Surrendering ourselves is always a daunting task. We fight, we resist. We always believe our way is better. Even yielding to those whom we love can be difficult at times. And yet it is the only way to being significant in life.
“If I had to convey it in images I would speak of the way in which a child is taught to write”, comments the Metropolitan Anthony of Sourozh. “A pencil is put into his hand, the mother takes the hand in hers, and then begins to move it; and as long as the child does not know, and cannot foresee, what is expected of him, the lines are so perfect, the straights are straight, the curves are curved. The moment the child begins to imagine he understands what is expected of him, becomes helpful, pushes, pulls, and turns, it becomes a scribble.
Isn’t that exactly what happens to us when instead of listening deeply, silently, listening intently in the stillness of our heart and ready to wait on God, we make haste to understand what he wants, and try to do it before we have understood?”
Metropolitan Anthony also gives the analogy of a sail on a ship. “The sail is the frailest part of it and yet, directed in the right way, it can engulf the wind and carry the heavy, strong, resisting structure to its haven. This is the kind of weakness, of frailty, of surrender, that we can see in the generous gift of the Mother of God to her Lord.”
The archangel told the Virgin that she will bear a child. Mary knew that this promise was also a threat. According to Deuteronomy, an unmarried girl who bore a child was condemned to stoning. And yet she did not say, “But this cannot be, it will cost me my life”. She said, “Here am I, the handmaid of the Lord. Be it unto me according to his will”. And his will was, humanly speaking, her death, unless a miracle occurred.
The miracle occurred. Joseph believed in her. The baby was born and Mary was not stoned. God made it again!
We must learn something from this. If we want to be of the race of the Mother of God, there is no other way but surrender and reliance. When asked by the Rabbi “where God is?”, everyone thought of the obvious answer ‘everywhere’. The Rabbi however surprised all when he said, “God is where you let him in.” God can only enter your heart as long as you open the doors and leave them open.
“Doorkeepers usually keep doors shut: our vocation is to keep a door open for God who knocks at every entrance to find a door open” comments Metropolitan Anthony. “In moments of strife or moments of tension, when we have no words and do not know what to do, we can sit still, turn to the Lord and say, ‘Lord, I believe. Come, and give us thy peace’; and continue praying in the midst of the storm, in the midst of the strife, in the midst of the terror. Pray that the Lord, who is the Lord of the storm, as he is the Lord of peace, may come and spread his peace as he did on the lake of Tiberias when he commanded the waves to be still and the wind to be silent. This is our vocation.”

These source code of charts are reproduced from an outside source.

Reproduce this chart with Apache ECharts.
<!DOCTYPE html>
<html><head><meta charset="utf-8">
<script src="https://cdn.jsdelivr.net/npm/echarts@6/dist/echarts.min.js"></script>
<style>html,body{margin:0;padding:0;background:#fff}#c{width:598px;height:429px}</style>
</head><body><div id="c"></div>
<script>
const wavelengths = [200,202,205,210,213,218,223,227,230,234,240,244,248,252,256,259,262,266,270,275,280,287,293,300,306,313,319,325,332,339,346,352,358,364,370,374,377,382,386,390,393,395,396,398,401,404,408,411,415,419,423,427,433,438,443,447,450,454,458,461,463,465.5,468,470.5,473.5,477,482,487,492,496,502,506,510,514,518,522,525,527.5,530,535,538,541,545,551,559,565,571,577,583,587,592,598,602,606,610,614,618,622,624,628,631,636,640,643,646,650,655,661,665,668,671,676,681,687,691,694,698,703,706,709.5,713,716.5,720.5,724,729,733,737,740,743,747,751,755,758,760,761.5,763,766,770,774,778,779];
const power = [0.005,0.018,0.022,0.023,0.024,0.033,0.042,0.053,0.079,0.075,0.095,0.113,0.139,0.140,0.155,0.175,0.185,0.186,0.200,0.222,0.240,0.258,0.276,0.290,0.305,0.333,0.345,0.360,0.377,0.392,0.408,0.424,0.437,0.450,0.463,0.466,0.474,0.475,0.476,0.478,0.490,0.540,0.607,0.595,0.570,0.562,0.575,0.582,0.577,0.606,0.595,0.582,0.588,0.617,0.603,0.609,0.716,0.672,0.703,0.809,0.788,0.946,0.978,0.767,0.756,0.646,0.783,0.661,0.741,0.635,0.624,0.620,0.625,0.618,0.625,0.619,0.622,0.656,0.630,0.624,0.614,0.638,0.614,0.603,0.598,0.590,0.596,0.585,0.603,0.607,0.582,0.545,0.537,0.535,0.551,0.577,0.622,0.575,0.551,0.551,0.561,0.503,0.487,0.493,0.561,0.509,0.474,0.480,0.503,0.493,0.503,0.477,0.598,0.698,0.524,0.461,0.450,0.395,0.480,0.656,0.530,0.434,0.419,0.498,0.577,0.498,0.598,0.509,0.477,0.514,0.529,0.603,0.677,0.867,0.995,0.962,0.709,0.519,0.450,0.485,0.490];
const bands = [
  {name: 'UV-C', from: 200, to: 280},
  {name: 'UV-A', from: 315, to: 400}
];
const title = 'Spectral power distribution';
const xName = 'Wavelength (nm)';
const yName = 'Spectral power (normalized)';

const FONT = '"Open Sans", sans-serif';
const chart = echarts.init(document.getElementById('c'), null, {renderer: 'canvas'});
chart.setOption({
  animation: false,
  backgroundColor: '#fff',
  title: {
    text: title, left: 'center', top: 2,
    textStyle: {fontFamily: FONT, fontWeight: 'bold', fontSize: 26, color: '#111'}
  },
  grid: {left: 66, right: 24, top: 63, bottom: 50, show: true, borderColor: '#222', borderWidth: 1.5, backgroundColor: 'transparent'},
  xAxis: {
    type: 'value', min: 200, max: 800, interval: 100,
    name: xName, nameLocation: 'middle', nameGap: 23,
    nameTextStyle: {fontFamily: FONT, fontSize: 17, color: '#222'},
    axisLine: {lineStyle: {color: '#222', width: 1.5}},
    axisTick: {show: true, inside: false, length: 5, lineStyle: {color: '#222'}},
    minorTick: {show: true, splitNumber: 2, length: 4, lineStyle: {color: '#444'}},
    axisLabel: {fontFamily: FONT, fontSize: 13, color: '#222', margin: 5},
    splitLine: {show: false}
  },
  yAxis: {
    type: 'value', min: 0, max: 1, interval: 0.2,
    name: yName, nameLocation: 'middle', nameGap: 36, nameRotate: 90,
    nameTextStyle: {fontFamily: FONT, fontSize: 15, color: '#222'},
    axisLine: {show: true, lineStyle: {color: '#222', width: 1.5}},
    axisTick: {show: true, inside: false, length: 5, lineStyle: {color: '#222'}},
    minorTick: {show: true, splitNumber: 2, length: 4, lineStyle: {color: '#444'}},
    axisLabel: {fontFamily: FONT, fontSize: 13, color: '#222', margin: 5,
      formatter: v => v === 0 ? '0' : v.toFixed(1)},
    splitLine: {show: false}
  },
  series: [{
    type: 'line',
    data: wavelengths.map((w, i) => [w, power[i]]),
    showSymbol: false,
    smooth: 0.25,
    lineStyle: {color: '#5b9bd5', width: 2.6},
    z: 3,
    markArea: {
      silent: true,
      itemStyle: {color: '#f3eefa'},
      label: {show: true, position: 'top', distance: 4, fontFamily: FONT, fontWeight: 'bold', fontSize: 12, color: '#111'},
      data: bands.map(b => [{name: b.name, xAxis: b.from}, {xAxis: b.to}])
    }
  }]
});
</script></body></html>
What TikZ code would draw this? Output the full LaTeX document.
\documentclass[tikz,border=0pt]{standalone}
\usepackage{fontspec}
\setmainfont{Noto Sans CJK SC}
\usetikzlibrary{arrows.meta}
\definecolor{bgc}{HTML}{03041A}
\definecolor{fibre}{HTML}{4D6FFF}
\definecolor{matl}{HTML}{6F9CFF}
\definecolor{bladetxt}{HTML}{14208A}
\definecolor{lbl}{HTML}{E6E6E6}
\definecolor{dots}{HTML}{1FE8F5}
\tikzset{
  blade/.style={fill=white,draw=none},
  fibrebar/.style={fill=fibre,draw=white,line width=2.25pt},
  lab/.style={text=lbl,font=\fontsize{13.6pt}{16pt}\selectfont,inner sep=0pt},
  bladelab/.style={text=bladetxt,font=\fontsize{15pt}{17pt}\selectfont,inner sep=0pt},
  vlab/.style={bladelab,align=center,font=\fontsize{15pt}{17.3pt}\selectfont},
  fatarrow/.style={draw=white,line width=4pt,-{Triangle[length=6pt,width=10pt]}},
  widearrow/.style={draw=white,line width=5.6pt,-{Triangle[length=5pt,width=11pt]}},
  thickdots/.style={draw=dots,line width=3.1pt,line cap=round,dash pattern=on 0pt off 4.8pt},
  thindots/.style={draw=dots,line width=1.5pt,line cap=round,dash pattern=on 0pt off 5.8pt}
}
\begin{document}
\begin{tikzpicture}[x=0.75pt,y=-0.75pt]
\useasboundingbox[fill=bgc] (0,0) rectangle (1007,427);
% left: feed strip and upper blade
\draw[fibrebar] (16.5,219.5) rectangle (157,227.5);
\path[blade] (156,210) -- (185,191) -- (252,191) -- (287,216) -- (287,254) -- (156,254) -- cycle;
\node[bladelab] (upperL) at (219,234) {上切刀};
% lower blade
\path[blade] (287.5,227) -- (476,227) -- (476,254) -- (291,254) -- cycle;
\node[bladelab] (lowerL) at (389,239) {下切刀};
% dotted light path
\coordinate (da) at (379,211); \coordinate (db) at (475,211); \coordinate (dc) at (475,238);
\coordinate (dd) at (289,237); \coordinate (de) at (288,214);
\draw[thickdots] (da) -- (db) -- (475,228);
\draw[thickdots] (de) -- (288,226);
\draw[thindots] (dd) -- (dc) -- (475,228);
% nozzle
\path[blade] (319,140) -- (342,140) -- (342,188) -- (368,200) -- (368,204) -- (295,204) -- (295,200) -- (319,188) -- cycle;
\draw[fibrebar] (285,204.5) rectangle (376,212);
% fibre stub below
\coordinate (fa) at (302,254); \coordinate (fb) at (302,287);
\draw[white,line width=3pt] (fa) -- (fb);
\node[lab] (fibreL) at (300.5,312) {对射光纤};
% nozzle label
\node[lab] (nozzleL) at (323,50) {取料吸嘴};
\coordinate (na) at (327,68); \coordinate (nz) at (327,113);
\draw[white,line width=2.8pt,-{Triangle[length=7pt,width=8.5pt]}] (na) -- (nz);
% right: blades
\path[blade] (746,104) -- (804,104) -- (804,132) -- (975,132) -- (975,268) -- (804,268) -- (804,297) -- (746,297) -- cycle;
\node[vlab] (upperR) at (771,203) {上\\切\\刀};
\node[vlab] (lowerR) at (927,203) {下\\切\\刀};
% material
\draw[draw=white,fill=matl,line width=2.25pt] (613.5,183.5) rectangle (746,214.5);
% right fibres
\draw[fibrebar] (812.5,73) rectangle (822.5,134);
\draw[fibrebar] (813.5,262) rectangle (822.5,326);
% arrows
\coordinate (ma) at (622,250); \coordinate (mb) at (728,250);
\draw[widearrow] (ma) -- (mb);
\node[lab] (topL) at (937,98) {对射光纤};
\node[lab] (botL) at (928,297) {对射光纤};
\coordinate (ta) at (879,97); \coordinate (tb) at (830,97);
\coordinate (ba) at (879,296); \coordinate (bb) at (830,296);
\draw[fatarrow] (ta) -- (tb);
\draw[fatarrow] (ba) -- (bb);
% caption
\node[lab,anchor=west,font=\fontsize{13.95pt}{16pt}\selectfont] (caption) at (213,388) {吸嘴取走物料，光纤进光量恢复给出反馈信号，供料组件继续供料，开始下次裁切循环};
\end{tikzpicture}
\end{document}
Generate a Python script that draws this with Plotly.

This open door policy will keep alight hope in our lives. To Mary, God always made sense. This is what Mary can teach us.
Thomas A. Edison invented the incandescent light bulb and developed the phonograph or record player and the ‘kinetoscope’, a small box for viewing moving films. When he was a young lad, his teacher sent him home with a note which said, “Your child is dumb. We can’t do anything for him.” Mrs. Edison wrote back, “You do not understand my boy. I will teach him myself”. And she did, with results that are well known.
Mary, our mother, can do the same… and more! She can teach us how to let God mold us into a work of art. And thus be a sign of hope for the many who have no hope.